**REQUEST**. Repeat the whole listing exactly.

**DATA LINES**.
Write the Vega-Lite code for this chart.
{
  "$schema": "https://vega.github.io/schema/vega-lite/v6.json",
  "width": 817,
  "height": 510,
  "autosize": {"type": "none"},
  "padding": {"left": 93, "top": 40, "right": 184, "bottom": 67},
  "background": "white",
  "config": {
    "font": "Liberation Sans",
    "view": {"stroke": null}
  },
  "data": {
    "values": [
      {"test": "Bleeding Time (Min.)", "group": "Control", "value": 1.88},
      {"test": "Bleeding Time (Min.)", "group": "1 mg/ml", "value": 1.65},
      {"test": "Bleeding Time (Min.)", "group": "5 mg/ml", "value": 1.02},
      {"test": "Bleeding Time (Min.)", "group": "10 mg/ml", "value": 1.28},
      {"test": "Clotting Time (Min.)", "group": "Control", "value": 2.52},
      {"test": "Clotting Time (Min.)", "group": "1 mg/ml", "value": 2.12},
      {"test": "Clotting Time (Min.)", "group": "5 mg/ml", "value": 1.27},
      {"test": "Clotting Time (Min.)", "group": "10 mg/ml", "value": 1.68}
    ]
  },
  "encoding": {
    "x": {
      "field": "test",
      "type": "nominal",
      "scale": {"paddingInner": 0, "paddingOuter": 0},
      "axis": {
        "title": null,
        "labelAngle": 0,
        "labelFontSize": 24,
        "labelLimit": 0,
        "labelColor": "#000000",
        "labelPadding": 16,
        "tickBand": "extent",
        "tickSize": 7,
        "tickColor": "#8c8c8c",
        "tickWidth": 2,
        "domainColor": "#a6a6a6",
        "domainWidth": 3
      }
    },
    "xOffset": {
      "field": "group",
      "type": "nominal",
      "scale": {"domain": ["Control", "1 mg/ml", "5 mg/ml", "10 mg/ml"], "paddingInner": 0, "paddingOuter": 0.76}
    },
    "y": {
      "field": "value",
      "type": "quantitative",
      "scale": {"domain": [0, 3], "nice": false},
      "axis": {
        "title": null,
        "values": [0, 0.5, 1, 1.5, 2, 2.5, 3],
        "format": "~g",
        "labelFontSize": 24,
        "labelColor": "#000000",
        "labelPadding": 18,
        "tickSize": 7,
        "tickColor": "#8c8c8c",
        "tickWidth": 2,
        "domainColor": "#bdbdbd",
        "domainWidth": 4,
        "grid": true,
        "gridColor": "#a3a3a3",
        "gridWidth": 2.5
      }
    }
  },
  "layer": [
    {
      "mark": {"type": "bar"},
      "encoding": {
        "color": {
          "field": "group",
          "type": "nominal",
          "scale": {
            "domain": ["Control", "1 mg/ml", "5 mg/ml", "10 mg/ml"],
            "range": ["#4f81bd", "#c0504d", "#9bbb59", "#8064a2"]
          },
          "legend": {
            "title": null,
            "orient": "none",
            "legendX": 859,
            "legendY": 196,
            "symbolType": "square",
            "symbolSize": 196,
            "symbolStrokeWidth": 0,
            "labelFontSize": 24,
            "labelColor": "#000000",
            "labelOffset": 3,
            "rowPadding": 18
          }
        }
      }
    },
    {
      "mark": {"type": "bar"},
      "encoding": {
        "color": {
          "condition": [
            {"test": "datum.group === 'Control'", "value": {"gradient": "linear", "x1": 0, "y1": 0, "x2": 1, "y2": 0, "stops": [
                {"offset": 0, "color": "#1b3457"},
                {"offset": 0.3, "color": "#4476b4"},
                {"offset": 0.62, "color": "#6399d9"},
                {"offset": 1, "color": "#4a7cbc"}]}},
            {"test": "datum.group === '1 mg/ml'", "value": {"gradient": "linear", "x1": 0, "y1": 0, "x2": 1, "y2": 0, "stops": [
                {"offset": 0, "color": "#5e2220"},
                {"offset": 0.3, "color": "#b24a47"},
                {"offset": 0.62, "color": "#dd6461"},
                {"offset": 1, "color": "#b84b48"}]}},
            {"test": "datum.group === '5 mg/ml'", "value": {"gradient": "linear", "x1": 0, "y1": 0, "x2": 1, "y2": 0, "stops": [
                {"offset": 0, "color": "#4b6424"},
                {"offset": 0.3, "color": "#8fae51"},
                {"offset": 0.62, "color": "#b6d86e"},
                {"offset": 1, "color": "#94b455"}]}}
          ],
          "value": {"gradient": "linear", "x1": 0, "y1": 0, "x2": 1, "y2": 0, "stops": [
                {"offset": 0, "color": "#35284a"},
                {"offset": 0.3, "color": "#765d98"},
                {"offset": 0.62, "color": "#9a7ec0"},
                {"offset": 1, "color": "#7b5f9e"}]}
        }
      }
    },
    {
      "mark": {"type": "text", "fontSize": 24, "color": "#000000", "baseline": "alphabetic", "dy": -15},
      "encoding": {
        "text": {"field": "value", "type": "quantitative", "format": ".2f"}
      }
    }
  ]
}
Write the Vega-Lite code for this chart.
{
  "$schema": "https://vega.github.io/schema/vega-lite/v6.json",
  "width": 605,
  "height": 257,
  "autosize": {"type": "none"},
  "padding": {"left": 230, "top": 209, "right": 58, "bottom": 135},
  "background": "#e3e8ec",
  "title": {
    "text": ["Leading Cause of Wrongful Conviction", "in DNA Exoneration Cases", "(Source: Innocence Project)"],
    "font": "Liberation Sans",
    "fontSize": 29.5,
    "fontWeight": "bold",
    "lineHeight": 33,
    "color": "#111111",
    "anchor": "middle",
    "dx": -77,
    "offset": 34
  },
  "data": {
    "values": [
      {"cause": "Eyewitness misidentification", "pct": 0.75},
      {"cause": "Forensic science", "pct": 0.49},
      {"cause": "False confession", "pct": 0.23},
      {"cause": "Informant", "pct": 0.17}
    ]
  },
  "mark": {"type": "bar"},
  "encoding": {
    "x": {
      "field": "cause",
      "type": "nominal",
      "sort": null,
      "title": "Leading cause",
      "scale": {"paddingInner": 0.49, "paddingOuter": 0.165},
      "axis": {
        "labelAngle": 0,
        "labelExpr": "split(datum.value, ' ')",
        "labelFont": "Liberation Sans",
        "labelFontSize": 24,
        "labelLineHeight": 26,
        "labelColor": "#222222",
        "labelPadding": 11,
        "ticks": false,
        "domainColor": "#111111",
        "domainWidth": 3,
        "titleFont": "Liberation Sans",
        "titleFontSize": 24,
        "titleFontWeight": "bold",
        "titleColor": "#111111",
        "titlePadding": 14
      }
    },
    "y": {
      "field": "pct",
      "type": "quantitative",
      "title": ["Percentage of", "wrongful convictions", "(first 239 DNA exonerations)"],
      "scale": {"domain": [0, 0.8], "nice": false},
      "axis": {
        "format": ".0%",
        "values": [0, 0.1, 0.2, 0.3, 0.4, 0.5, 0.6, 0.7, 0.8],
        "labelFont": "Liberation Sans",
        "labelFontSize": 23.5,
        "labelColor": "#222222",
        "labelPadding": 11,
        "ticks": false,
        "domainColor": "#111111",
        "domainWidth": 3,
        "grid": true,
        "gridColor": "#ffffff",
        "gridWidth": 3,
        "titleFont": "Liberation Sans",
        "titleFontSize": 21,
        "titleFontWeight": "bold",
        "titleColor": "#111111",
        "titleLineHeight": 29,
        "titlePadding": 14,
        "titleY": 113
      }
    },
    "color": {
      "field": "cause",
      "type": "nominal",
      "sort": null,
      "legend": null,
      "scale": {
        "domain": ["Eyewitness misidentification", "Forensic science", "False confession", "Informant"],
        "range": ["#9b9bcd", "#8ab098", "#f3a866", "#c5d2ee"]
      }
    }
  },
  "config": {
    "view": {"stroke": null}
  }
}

**EXERCISE OUTPUT**.
Write the Vega-Lite code for this chart.
{
  "$schema": "https://vega.github.io/schema/vega-lite/v6.json",
  "width": 817,
  "height": 510,
  "autosize": {"type": "none"},
  "padding": {"left": 93, "top": 40, "right": 184, "bottom": 67},
  "background": "white",
  "config": {
    "font": "Liberation Sans",
    "view": {"stroke": null}
  },
  "data": {
    "values": [
      {"test": "Bleeding Time (Min.)", "group": "Control", "value": 1.88},
      {"test": "Bleeding Time (Min.)", "group": "1 mg/ml", "value": 1.65},
      {"test": "Bleeding Time (Min.)", "group": "5 mg/ml", "value": 1.02},
      {"test": "Bleeding Time (Min.)", "group": "10 mg/ml", "value": 1.28},
      {"test": "Clotting Time (Min.)", "group": "Control", "value": 2.52},
      {"test": "Clotting Time (Min.)", "group": "1 mg/ml", "value": 2.12},
      {"test": "Clotting Time (Min.)", "group": "5 mg/ml", "value": 1.27},
      {"test": "Clotting Time (Min.)", "group": "10 mg/ml", "value": 1.68}
    ]
  },
  "encoding": {
    "x": {
      "field": "test",
      "type": "nominal",
      "scale": {"paddingInner": 0, "paddingOuter": 0},
      "axis": {
        "title": null,
        "labelAngle": 0,
        "labelFontSize": 24,
        "labelLimit": 0,
        "labelColor": "#000000",
        "labelPadding": 16,
        "tickBand": "extent",
        "tickSize": 7,
        "tickColor": "#8c8c8c",
        "tickWidth": 2,
        "domainColor": "#a6a6a6",
        "domainWidth": 3
      }
    },
    "xOffset": {
      "field": "group",
      "type": "nominal",
      "scale": {"domain": ["Control", "1 mg/ml", "5 mg/ml", "10 mg/ml"], "paddingInner": 0, "paddingOuter": 0.76}
    },
    "y": {
      "field": "value",
      "type": "quantitative",
      "scale": {"domain": [0, 3], "nice": false},
      "axis": {
        "title": null,
        "values": [0, 0.5, 1, 1.5, 2, 2.5, 3],
        "format": "~g",
        "labelFontSize": 24,
        "labelColor": "#000000",
        "labelPadding": 18,
        "tickSize": 7,
        "tickColor": "#8c8c8c",
        "tickWidth": 2,
        "domainColor": "#bdbdbd",
        "domainWidth": 4,
        "grid": true,
        "gridColor": "#a3a3a3",
        "gridWidth": 2.5
      }
    }
  },
  "layer": [
    {
      "mark": {"type": "bar"},
      "encoding": {
        "color": {
          "field": "group",
          "type": "nominal",
          "scale": {
            "domain": ["Control", "1 mg/ml", "5 mg/ml", "10 mg/ml"],
            "range": ["#4f81bd", "#c0504d", "#9bbb59", "#8064a2"]
          },
          "legend": {
            "title": null,
            "orient": "none",
            "legendX": 859,
            "legendY": 196,
            "symbolType": "square",
            "symbolSize": 196,
            "symbolStrokeWidth": 0,
            "labelFontSize": 24,
            "labelColor": "#000000",
            "labelOffset": 3,
            "rowPadding": 18
          }
        }
      }
    },
    {
      "mark": {"type": "bar"},
      "encoding": {
        "color": {
          "condition": [
            {"test": "datum.group === 'Control'", "value": {"gradient": "linear", "x1": 0, "y1": 0, "x2": 1, "y2": 0, "stops": [
                {"offset": 0, "color": "#1b3457"},
                {"offset": 0.3, "color": "#4476b4"},
                {"offset": 0.62, "color": "#6399d9"},
                {"offset": 1, "color": "#4a7cbc"}]}},
            {"test": "datum.group === '1 mg/ml'", "value": {"gradient": "linear", "x1": 0, "y1": 0, "x2": 1, "y2": 0, "stops": [
                {"offset": 0, "color": "#5e2220"},
                {"offset": 0.3, "color": "#b24a47"},
                {"offset": 0.62, "color": "#dd6461"},
                {"offset": 1, "color": "#b84b48"}]}},
            {"test": "datum.group === '5 mg/ml'", "value": {"gradient": "linear", "x1": 0, "y1": 0, "x2": 1, "y2": 0, "stops": [
                {"offset": 0, "color": "#4b6424"},
                {"offset": 0.3, "color": "#8fae51"},
                {"offset": 0.62, "color": "#b6d86e"},
                {"offset": 1, "color": "#94b455"}]}}
          ],
          "value": {"gradient": "linear", "x1": 0, "y1": 0, "x2": 1, "y2": 0, "stops": [
                {"offset": 0, "color": "#35284a"},
                {"offset": 0.3, "color": "#765d98"},
                {"offset": 0.62, "color": "#9a7ec0"},
                {"offset": 1, "color": "#7b5f9e"}]}
        }
      }
    },
    {
      "mark": {"type": "text", "fontSize": 24, "color": "#000000", "baseline": "alphabetic", "dy": -15},
      "encoding": {
        "text": {"field": "value", "type": "quantitative", "format": ".2f"}
      }
    }
  ]
}
Write the Vega-Lite code for this chart.
{
  "$schema": "https://vega.github.io/schema/vega-lite/v6.json",
  "width": 605,
  "height": 257,
  "autosize": {"type": "none"},
  "padding": {"left": 230, "top": 209, "right": 58, "bottom": 135},
  "background": "#e3e8ec",
  "title": {
    "text": ["Leading Cause of Wrongful Conviction", "in DNA Exoneration Cases", "(Source: Innocence Project)"],
    "font": "Liberation Sans",
    "fontSize": 29.5,
    "fontWeight": "bold",
    "lineHeight": 33,
    "color": "#111111",
    "anchor": "middle",
    "dx": -77,
    "offset": 34
  },
  "data": {
    "values": [
      {"cause": "Eyewitness misidentification", "pct": 0.75},
      {"cause": "Forensic science", "pct": 0.49},
      {"cause": "False confession", "pct": 0.23},
      {"cause": "Informant", "pct": 0.17}
    ]
  },
  "mark": {"type": "bar"},
  "encoding": {
    "x": {
      "field": "cause",
      "type": "nominal",
      "sort": null,
      "title": "Leading cause",
      "scale": {"paddingInner": 0.49, "paddingOuter": 0.165},
      "axis": {
        "labelAngle": 0,
        "labelExpr": "split(datum.value, ' ')",
        "labelFont": "Liberation Sans",
        "labelFontSize": 24,
        "labelLineHeight": 26,
        "labelColor": "#222222",
        "labelPadding": 11,
        "ticks": false,
        "domainColor": "#111111",
        "domainWidth": 3,
        "titleFont": "Liberation Sans",
        "titleFontSize": 24,
        "titleFontWeight": "bold",
        "titleColor": "#111111",
        "titlePadding": 14
      }
    },
    "y": {
      "field": "pct",
      "type": "quantitative",
      "title": ["Percentage of", "wrongful convictions", "(first 239 DNA exonerations)"],
      "scale": {"domain": [0, 0.8], "nice": false},
      "axis": {
        "format": ".0%",
        "values": [0, 0.1, 0.2, 0.3, 0.4, 0.5, 0.6, 0.7, 0.8],
        "labelFont": "Liberation Sans",
        "labelFontSize": 23.5,
        "labelColor": "#222222",
        "labelPadding": 11,
        "ticks": false,
        "domainColor": "#111111",
        "domainWidth": 3,
        "grid": true,
        "gridColor": "#ffffff",
        "gridWidth": 3,
        "titleFont": "Liberation Sans",
        "titleFontSize": 21,
        "titleFontWeight": "bold",
        "titleColor": "#111111",
        "titleLineHeight": 29,
        "titlePadding": 14,
        "titleY": 113
      }
    },
    "color": {
      "field": "cause",
      "type": "nominal",
      "sort": null,
      "legend": null,
      "scale": {
        "domain": ["Eyewitness misidentification", "Forensic science", "False confession", "Informant"],
        "range": ["#9b9bcd", "#8ab098", "#f3a866", "#c5d2ee"]
      }
    }
  },
  "config": {
    "view": {"stroke": null}
  }
}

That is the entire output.